Are there other types of bankruptcy an individual can file?
Yes. In addition to Chapter 7 and Chapter 13 bankruptcies, individuals may file for business reorganization under Chapter 11 of the Bankruptcy Code or for family farm bankruptcy under Chapter 12. You should talk with an attorney to decide whether these types of bankruptcies are available and appropriate for you.
Things to consider before filing for bankruptcy:
- If you only have a few debts, it may be best to contact your creditors and work out a payment plan with them, rather than filing for bankruptcy.
- Bankruptcy can negatively affect your credit history for ten years, so you might have trouble getting new credit, a mortgage, a job, insurance, or a rental dwelling.
- Not all debts can be discharged by bankruptcy. You will still have to pay child support and alimony, student loans, income taxes from recent years, certain fines and penalties like traffic tickets, and certain other debts.

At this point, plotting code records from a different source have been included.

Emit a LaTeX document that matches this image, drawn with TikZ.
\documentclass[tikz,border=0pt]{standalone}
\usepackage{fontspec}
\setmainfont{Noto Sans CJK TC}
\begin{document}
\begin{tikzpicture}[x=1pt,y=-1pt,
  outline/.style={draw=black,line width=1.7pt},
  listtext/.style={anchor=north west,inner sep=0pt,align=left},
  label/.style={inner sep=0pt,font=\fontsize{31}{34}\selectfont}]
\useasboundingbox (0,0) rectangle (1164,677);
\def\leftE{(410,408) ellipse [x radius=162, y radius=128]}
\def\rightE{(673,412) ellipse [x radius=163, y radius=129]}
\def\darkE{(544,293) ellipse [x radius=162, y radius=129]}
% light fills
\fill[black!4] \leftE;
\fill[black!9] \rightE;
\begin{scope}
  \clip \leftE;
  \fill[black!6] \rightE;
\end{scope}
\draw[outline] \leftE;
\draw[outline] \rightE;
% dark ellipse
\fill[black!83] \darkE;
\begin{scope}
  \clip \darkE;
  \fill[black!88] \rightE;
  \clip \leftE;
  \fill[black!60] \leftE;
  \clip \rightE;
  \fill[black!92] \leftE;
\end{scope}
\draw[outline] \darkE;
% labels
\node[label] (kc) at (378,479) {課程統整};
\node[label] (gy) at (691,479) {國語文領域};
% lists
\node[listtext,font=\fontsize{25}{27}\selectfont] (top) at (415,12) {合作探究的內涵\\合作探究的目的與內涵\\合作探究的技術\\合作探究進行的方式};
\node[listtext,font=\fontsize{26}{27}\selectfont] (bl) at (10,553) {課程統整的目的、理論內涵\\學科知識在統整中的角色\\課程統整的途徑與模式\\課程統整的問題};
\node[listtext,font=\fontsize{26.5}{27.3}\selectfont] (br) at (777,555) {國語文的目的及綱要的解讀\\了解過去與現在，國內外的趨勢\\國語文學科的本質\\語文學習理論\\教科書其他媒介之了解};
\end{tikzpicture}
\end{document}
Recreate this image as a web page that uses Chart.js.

- Bankruptcy generally cannot discharge any secured debts you may have. Secured debts are debts backed by collateral. For example, a vehicle financing loan is a secured debt where your car serves as the collateral.
- If creditors are harassing you, federal and state fair debt collection laws can help you protect yourself from abuse and harassment by debt collectors.
- Any unsecured creditor, such as credit card companies and hospitals, must file a lawsuit against you in court to collect the debt if you do not voluntarily pay it. If they file suit against you, you will be served with copies of the court papers and can appear in court to tell the judge your side of the story. The court will decide how much, if any, money you owe. A creditor cannot have you jailed for failure to pay a debt.
How will bankruptcy affect my credit?
Bankruptcy may appear on your credit record for ten years, making it harder for you to get credit during that time. However, if you are considering bankruptcy then your credit might already be poor. If that is the case, filing bankruptcy can make it easier for you to obtain credit by discharging many of your former debts.
- The State Bar Lawyer Referral Service may provide you with contact information for attorneys who provide the type of assistance you are seeking, for a fee. You can contact the State Bar Lawyer Referral Service at (406) 449-6577 or montanabar.org.
- Montana Legal Services Association (MLSA) provides free civil, non-criminal legal help to eligible clients. Learn more about how to apply for free legal help in Montana.
- If you need to file Chapter 7 bankruptcy, you may be able to file your bankruptcy through Upsolve. Upsolve is a national non-profit that helps people file for Chapter 7 bankruptcy at no cost. Read about whether Chapter 7 bankruptcy is right for you and visit Upsolve's web site to see if you qualify.
- Go to our Checklist and Steps to Get Started on Filing for Bankruptcy.
- Find a checklist of the Montana Bankruptcy Court forms you’ll need to file for a Chapter 7.
Financial counseling can help you understand your financial situation and options. The Department of Housing and Urban Development (HUD) trains and certifies non-profit housing counselors across the country. Because of this, you can have confidence that a HUD-approved housing counselor is well equipped to help you understand and evaluate your options. HUD-approved housing counselors can give advice on credit issues, renting, foreclosures, defaults, and buying a home. You can find a HUD-certified counselor near you.